__Work to complete__: Output every record below exactly as it appears.

__Given entries__:
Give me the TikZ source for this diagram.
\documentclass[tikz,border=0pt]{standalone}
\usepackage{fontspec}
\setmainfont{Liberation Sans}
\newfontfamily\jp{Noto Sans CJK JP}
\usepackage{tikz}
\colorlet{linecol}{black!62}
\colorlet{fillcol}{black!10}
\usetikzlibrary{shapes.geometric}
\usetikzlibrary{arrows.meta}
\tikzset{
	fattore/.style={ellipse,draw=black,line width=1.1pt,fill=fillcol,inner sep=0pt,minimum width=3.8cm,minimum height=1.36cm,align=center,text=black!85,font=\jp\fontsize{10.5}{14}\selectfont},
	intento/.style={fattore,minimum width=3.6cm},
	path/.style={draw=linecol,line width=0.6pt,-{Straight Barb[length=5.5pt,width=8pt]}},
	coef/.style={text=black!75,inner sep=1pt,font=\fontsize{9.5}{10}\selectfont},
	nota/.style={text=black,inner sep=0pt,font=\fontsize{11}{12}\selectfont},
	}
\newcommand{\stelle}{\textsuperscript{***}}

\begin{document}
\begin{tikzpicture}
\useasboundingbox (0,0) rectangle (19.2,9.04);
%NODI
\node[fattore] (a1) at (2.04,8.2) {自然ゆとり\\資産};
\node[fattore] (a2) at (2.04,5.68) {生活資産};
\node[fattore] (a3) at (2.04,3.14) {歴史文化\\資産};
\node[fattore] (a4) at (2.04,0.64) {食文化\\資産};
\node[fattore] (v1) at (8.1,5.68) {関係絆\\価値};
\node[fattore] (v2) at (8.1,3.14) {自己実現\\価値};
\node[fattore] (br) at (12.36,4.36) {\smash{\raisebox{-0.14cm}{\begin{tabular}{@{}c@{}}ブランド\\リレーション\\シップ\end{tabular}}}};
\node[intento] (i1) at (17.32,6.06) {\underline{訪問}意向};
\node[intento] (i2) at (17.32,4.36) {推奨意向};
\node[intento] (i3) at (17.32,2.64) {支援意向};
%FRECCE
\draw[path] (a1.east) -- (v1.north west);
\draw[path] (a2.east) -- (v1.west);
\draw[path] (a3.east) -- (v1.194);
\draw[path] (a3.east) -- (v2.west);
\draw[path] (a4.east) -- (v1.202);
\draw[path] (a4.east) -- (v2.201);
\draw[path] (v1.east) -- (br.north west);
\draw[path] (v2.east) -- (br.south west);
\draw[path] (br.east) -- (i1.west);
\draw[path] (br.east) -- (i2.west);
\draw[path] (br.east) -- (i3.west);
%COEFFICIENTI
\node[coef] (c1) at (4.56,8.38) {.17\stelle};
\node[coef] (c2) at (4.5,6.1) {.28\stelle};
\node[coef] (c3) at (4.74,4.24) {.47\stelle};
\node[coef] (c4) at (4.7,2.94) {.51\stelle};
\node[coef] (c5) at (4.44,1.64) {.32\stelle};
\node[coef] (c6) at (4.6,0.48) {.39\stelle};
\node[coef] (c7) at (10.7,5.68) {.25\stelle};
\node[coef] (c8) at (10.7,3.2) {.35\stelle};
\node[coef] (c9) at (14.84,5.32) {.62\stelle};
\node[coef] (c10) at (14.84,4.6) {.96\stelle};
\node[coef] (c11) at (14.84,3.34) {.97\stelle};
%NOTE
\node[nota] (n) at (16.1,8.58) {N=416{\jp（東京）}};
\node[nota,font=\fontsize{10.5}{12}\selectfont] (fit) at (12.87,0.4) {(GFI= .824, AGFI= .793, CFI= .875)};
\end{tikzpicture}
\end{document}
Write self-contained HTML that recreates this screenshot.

__Response to this task__:
Give me the TikZ source for this diagram.
\documentclass[tikz,border=0pt]{standalone}
\usepackage{fontspec}
\setmainfont{Liberation Sans}
\newfontfamily\jp{Noto Sans CJK JP}
\usepackage{tikz}
\colorlet{linecol}{black!62}
\colorlet{fillcol}{black!10}
\usetikzlibrary{shapes.geometric}
\usetikzlibrary{arrows.meta}
\tikzset{
	fattore/.style={ellipse,draw=black,line width=1.1pt,fill=fillcol,inner sep=0pt,minimum width=3.8cm,minimum height=1.36cm,align=center,text=black!85,font=\jp\fontsize{10.5}{14}\selectfont},
	intento/.style={fattore,minimum width=3.6cm},
	path/.style={draw=linecol,line width=0.6pt,-{Straight Barb[length=5.5pt,width=8pt]}},
	coef/.style={text=black!75,inner sep=1pt,font=\fontsize{9.5}{10}\selectfont},
	nota/.style={text=black,inner sep=0pt,font=\fontsize{11}{12}\selectfont},
	}
\newcommand{\stelle}{\textsuperscript{***}}

\begin{document}
\begin{tikzpicture}
\useasboundingbox (0,0) rectangle (19.2,9.04);
%NODI
\node[fattore] (a1) at (2.04,8.2) {自然ゆとり\\資産};
\node[fattore] (a2) at (2.04,5.68) {生活資産};
\node[fattore] (a3) at (2.04,3.14) {歴史文化\\資産};
\node[fattore] (a4) at (2.04,0.64) {食文化\\資産};
\node[fattore] (v1) at (8.1,5.68) {関係絆\\価値};
\node[fattore] (v2) at (8.1,3.14) {自己実現\\価値};
\node[fattore] (br) at (12.36,4.36) {\smash{\raisebox{-0.14cm}{\begin{tabular}{@{}c@{}}ブランド\\リレーション\\シップ\end{tabular}}}};
\node[intento] (i1) at (17.32,6.06) {\underline{訪問}意向};
\node[intento] (i2) at (17.32,4.36) {推奨意向};
\node[intento] (i3) at (17.32,2.64) {支援意向};
%FRECCE
\draw[path] (a1.east) -- (v1.north west);
\draw[path] (a2.east) -- (v1.west);
\draw[path] (a3.east) -- (v1.194);
\draw[path] (a3.east) -- (v2.west);
\draw[path] (a4.east) -- (v1.202);
\draw[path] (a4.east) -- (v2.201);
\draw[path] (v1.east) -- (br.north west);
\draw[path] (v2.east) -- (br.south west);
\draw[path] (br.east) -- (i1.west);
\draw[path] (br.east) -- (i2.west);
\draw[path] (br.east) -- (i3.west);
%COEFFICIENTI
\node[coef] (c1) at (4.56,8.38) {.17\stelle};
\node[coef] (c2) at (4.5,6.1) {.28\stelle};
\node[coef] (c3) at (4.74,4.24) {.47\stelle};
\node[coef] (c4) at (4.7,2.94) {.51\stelle};
\node[coef] (c5) at (4.44,1.64) {.32\stelle};
\node[coef] (c6) at (4.6,0.48) {.39\stelle};
\node[coef] (c7) at (10.7,5.68) {.25\stelle};
\node[coef] (c8) at (10.7,3.2) {.35\stelle};
\node[coef] (c9) at (14.84,5.32) {.62\stelle};
\node[coef] (c10) at (14.84,4.6) {.96\stelle};
\node[coef] (c11) at (14.84,3.34) {.97\stelle};
%NOTE
\node[nota] (n) at (16.1,8.58) {N=416{\jp（東京）}};
\node[nota,font=\fontsize{10.5}{12}\selectfont] (fit) at (12.87,0.4) {(GFI= .824, AGFI= .793, CFI= .875)};
\end{tikzpicture}
\end{document}
Write self-contained HTML that recreates this screenshot.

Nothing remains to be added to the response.